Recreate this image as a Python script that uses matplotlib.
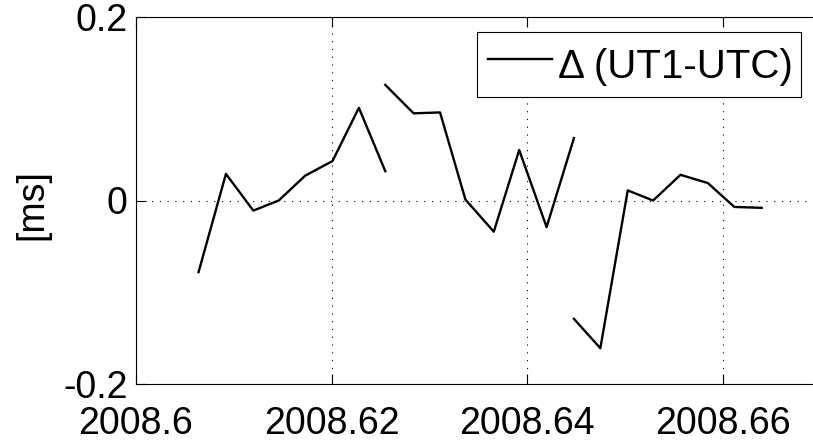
import matplotlib
matplotlib.use("Agg")
import matplotlib.pyplot as plt
from matplotlib.legend_handler import HandlerLine2D

# Data (decimal year, ms), three separate solution segments
seg1_x = [2008.6064, 2008.6092, 2008.6120, 2008.6146, 2008.6173, 2008.6201, 2008.6228, 2008.6255]
seg1_y = [-0.078, 0.029, -0.011, 0.000, 0.027, 0.043, 0.101, 0.032]
seg2_x = [2008.6255, 2008.6284, 2008.6311, 2008.6337, 2008.6366, 2008.6392, 2008.6420, 2008.6448]
seg2_y = [0.126, 0.095, 0.096, 0.001, -0.034, 0.055, -0.029, 0.068]
seg3_x = [2008.6448, 2008.6475, 2008.6503, 2008.6529, 2008.6557, 2008.6585, 2008.6612, 2008.6640]
seg3_y = [-0.129, -0.161, 0.011, 0.000, 0.028, 0.019, -0.007, -0.008]

x_ticks = [2008.60, 2008.62, 2008.64, 2008.66]
x_tick_labels = ["2008.6", "2008.62", "2008.64", "2008.66"]
y_ticks = [-0.2, 0.0, 0.2]
y_tick_labels = ["-0.2", "0", "0.2"]
legend_label = "\u0394 (UT1-UTC)"
y_label = "[ms]"

plt.rcParams['font.family'] = ['Liberation Sans', 'DejaVu Sans']

W, H = 813, 445
fig = plt.figure(figsize=(W / 100, H / 100), dpi=100)
ax = fig.add_axes([136 / W, 61 / H, 684.3 / W, 367 / H])

lw = 1.7
line1, = ax.plot(seg1_x, seg1_y, color='black', lw=lw, label=legend_label)
ax.plot(seg2_x, seg2_y, color='black', lw=lw)
ax.plot(seg3_x, seg3_y, color='black', lw=lw)

ax.set_xlim(2008.60, 2008.67)
ax.set_ylim(-0.2, 0.2)
ax.set_xticks(x_ticks)
ax.set_xticklabels(x_tick_labels)
ax.set_yticks(y_ticks)
ax.set_yticklabels(y_tick_labels)

fs = 27
ax.tick_params(axis='both', direction='in', length=7, width=0.8, labelsize=fs,
               top=True, right=False, color='black')
ax.tick_params(axis='x', pad=16)
ax.tick_params(axis='y', pad=6)
for s in ax.spines.values():
    s.set_linewidth(0.8)
    s.set_color('black')
ax.spines['right'].set_visible(False)

ax.grid(True, color='black', linestyle=(0, (1, 6)), linewidth=0.8)

fig.text(32 / W, 1 - 205 / H, y_label, rotation=90, ha='center', va='center', fontsize=fs)

leg_fs = 29
leg = ax.legend(handles=[line1], loc='upper left',
                bbox_to_anchor=(477 / W, 1 - 32 / H), bbox_transform=fig.transFigure,
                borderaxespad=0, fontsize=leg_fs, fancybox=False, framealpha=1,
                edgecolor='black', borderpad=0.2, handlelength=1.74,
                handletextpad=0.08, handleheight=1.5, numpoints=2,
                handler_map={line1: HandlerLine2D(marker_pad=0.075, numpoints=2)})
leg.get_frame().set_linewidth(0.8)

fig.savefig("out.png", dpi=100)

---+---

__EXERCISE BRIEF__
Your task is to restate word for word the lines from the top of the data to the line containing "from matplotlib.legend_handler import", both ends included, with every picture left out.

__FULL RESPONSE__
Recreate this image as a Python script that uses matplotlib.
import matplotlib
matplotlib.use("Agg")
import matplotlib.pyplot as plt
from matplotlib.legend_handler import HandlerLine2D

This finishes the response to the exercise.